Supplied information =

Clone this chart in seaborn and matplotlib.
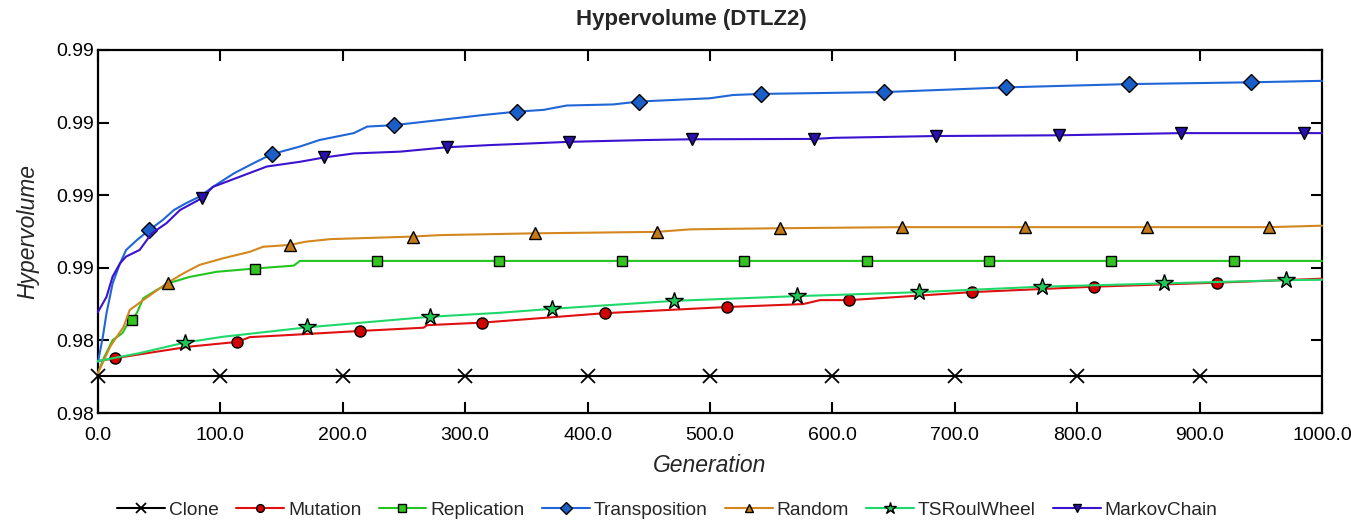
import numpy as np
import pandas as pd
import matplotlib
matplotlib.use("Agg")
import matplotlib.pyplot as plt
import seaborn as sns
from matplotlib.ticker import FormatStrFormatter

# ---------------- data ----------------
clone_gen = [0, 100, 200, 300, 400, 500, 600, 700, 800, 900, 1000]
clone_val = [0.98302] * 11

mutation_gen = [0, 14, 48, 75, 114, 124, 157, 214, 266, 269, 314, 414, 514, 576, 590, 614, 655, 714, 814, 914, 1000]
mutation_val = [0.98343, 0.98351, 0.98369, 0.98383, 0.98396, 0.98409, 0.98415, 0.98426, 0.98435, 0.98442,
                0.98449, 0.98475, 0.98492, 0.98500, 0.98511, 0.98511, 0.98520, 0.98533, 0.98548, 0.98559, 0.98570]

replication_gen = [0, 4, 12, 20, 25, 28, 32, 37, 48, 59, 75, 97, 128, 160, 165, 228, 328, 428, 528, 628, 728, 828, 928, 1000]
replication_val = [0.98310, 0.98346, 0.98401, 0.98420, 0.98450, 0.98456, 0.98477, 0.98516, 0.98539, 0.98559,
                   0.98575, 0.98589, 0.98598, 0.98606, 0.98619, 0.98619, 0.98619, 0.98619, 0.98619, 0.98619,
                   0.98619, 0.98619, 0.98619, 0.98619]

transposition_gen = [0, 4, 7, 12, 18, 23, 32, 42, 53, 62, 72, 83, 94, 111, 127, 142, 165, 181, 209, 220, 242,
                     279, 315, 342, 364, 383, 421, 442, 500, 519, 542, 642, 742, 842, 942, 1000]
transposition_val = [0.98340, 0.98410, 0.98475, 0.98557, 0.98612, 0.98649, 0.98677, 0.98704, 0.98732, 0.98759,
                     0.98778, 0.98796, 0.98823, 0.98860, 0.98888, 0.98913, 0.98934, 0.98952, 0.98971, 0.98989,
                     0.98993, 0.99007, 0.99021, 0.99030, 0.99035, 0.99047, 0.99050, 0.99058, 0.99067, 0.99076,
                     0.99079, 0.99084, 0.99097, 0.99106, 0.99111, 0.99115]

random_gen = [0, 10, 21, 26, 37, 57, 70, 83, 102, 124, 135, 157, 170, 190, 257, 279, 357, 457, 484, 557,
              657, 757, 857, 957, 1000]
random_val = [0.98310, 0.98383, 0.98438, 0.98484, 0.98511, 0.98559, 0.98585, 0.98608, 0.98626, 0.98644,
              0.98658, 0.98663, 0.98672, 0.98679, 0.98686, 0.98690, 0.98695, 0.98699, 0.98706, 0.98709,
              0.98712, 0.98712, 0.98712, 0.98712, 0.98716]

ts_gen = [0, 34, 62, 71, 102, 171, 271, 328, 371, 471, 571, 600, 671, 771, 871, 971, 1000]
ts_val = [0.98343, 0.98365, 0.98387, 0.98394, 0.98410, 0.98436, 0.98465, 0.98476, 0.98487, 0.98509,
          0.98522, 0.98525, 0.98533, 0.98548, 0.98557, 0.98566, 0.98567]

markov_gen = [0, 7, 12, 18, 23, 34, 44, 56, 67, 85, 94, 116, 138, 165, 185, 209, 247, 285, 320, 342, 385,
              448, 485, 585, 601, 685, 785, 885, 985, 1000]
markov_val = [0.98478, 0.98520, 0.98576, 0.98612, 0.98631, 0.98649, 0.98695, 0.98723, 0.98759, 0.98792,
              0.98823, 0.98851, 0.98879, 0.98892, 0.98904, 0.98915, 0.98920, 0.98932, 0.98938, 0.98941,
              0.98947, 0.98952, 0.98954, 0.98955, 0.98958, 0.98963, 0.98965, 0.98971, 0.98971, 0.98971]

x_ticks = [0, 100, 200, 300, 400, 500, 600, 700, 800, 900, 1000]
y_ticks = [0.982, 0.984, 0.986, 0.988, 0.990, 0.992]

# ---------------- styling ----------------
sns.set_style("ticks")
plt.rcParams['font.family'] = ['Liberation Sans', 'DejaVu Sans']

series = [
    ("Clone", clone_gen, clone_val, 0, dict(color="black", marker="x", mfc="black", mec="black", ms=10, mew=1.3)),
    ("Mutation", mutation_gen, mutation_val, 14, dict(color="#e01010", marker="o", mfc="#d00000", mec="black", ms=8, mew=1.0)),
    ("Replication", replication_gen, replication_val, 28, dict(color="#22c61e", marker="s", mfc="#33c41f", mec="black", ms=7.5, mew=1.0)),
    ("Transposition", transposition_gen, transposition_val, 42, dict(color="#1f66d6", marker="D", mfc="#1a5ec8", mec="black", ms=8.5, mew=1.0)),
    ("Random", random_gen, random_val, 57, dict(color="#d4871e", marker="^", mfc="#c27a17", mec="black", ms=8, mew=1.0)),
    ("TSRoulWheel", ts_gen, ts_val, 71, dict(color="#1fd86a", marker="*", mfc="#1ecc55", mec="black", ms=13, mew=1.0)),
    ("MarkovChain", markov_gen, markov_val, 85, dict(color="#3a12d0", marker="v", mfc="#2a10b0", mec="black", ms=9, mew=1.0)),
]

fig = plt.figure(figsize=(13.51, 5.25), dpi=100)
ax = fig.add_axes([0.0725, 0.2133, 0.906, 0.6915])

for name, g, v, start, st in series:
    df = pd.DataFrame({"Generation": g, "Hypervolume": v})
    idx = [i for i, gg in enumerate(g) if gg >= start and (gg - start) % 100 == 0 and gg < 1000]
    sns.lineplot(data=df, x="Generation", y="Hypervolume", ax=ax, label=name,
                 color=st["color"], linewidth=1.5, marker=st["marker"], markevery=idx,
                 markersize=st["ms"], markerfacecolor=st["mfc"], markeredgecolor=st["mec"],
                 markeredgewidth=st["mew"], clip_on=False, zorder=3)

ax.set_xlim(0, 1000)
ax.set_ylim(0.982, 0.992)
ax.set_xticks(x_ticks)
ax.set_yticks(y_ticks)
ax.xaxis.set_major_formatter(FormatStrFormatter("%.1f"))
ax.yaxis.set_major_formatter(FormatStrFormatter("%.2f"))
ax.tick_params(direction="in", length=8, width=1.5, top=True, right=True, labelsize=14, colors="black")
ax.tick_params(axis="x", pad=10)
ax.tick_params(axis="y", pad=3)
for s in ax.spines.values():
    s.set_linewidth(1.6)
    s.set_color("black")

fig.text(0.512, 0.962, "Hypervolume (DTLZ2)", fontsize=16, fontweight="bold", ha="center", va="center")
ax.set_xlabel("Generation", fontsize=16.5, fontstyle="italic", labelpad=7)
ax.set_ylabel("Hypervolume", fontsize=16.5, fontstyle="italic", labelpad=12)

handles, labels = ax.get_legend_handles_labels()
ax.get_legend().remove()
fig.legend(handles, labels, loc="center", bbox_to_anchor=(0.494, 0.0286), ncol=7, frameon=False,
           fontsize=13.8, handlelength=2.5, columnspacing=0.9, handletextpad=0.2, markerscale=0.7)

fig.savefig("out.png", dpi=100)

Directions = Take the material above from its first line through the line holding "clone_val = [0.98302] * 11" and set it down exactly, without the pictures.

Task response =
Clone this chart in seaborn and matplotlib.
import numpy as np
import pandas as pd
import matplotlib
matplotlib.use("Agg")
import matplotlib.pyplot as plt
import seaborn as sns
from matplotlib.ticker import FormatStrFormatter

# ---------------- data ----------------
clone_gen = [0, 100, 200, 300, 400, 500, 600, 700, 800, 900, 1000]
clone_val = [0.98302] * 11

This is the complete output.